Мысль противопоставить друг другу личность Христа и его антипода, Великого инквизитора, могла быть подсказана Достоевскому не только литературными источниками, но и одним из самых любимых им, по свидетельству А. Г. Достоевской, произведших на него особенно глубокое впечатление полотен Дрезденской галереи -- картиной Тициана "Динарий кесаря" (ок. 1516), построенной на контрасте лиц Христа (царство которого "не от мира сего") и трезвого служителя государственной власти -- сборщика налогов. Другая живописная параллель к легенде -- образы Христа и представителей католической Испании эпохи абсолютизма на полотнах Эль Греко -- указана Л. П. Гроссманом. {Л. П. Гроссман. Достоевский -- художник. В кн.: Творчество Достоевского, стр. 334--335.} Отмечались более или менее отдаленные параллели к поэме "Великий инквизитор" у Вольтера (антиклерикальная стихотворная сказка "Папская туфля" ("La Mule du pape"), где рассказ об искушении Христа в пустыне объединен с сатирой на папский Рим), {Ср. также: наст. том, стр. 410.} Гете (ср. фрагмент его юношеской поэмы "Вечный жид" (1773--1774) и слова в "Путешествии в Италию" (1816--1817) о том, что Христос, вернувшийся на землю, был бы распят вторично), Бальзака ("Иисус Христос во Фландрии" (1831), замысел новелл о встречах Христа с папой Юлием II или Львом X) и др.

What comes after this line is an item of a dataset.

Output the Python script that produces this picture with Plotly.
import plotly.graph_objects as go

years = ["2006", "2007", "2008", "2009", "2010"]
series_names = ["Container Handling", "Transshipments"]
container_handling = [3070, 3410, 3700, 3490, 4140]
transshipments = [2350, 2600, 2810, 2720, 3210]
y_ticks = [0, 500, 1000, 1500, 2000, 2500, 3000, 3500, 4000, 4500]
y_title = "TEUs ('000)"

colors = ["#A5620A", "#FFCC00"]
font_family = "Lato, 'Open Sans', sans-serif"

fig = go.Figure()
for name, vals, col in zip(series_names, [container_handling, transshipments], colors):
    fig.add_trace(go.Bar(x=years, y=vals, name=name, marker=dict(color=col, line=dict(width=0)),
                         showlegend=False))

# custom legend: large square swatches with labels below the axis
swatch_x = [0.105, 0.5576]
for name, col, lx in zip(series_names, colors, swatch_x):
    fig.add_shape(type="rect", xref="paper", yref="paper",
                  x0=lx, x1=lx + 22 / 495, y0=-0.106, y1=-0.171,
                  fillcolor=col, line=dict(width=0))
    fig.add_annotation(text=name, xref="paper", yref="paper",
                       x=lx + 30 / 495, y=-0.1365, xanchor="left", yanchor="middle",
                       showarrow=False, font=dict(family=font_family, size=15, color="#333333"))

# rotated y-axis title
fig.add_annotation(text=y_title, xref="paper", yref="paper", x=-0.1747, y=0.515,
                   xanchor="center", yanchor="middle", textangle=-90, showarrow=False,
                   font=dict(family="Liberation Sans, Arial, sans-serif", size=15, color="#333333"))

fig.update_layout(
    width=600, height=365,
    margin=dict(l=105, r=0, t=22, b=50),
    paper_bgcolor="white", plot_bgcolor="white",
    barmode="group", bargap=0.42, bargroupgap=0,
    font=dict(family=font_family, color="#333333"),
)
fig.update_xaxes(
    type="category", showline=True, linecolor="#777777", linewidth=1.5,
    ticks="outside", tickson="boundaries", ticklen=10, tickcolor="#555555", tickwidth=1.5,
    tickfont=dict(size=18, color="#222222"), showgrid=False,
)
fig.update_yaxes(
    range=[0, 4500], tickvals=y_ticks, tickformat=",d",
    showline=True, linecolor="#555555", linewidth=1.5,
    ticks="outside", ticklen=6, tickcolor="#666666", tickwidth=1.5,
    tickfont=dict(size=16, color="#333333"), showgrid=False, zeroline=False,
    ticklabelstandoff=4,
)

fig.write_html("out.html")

10 августа 1880 г. Достоевский писал Любимову о главе "Черт. Кошмар Ивана Федоровича": "Но простите моего Черта: это только черт, мелкий черт, а не Сатана с "опаленными крыльями"". {Сам черт в тексте романа, обращаясь к Ивану, также замечает: "Воистину ты злишься на меня за то, что я не явился тебе как-нибудь в красном сиянии, "гремя и блистая", с опаленными крыльями, а предстал в таком скромном виде" (стр. 81).} И далее, оправдывая цинизм речей своего черта, писатель заметил: "То ли иногда врет Мефистофель в обеих частях "Фауста"?". В самом романе черт-"приживальщик" также иронически соотносит себя с Мефистофелем. Он говорит Ивану: "Мефистофель, явившись к Фаусту, засвидетельствовал о себе, что он хочет зла, а делает лишь добро. Ну, это как ему угодно, я же совершенно напротив. Я, может быть, единственный человек во всей природе, который любит истину и искренно желает добра" (стр. 82; ср. стр. 338).

Противопоставление Достоевским своего "черта) величественному -- мильтоновскому и романтическому -- образу Сатаны, как и соотнесение его с Мефистофелем из "Фауста" Гете, свидетельствует о том, что в поле зрения Достоевского в пору писания романа находились различные, несходные между собою вариации образа черта, которые создала предшествующая мировая литература. Разрабатывая новую, оригинальную психологическую трактовку этого образа, Достоевский учитывал как достижения, так и слабости своих предшественников и вполне сознательно ставил перед собой иные задачи.

"Фауста" Гете, с которым он познакомился еще в юности, писатель перечитывал во время писания "Карамазовых" -- недаром Зосима называется в романе гетевским термином "Pater Seraphicus" (см.: наст. изд., т. XIV, стр. 241).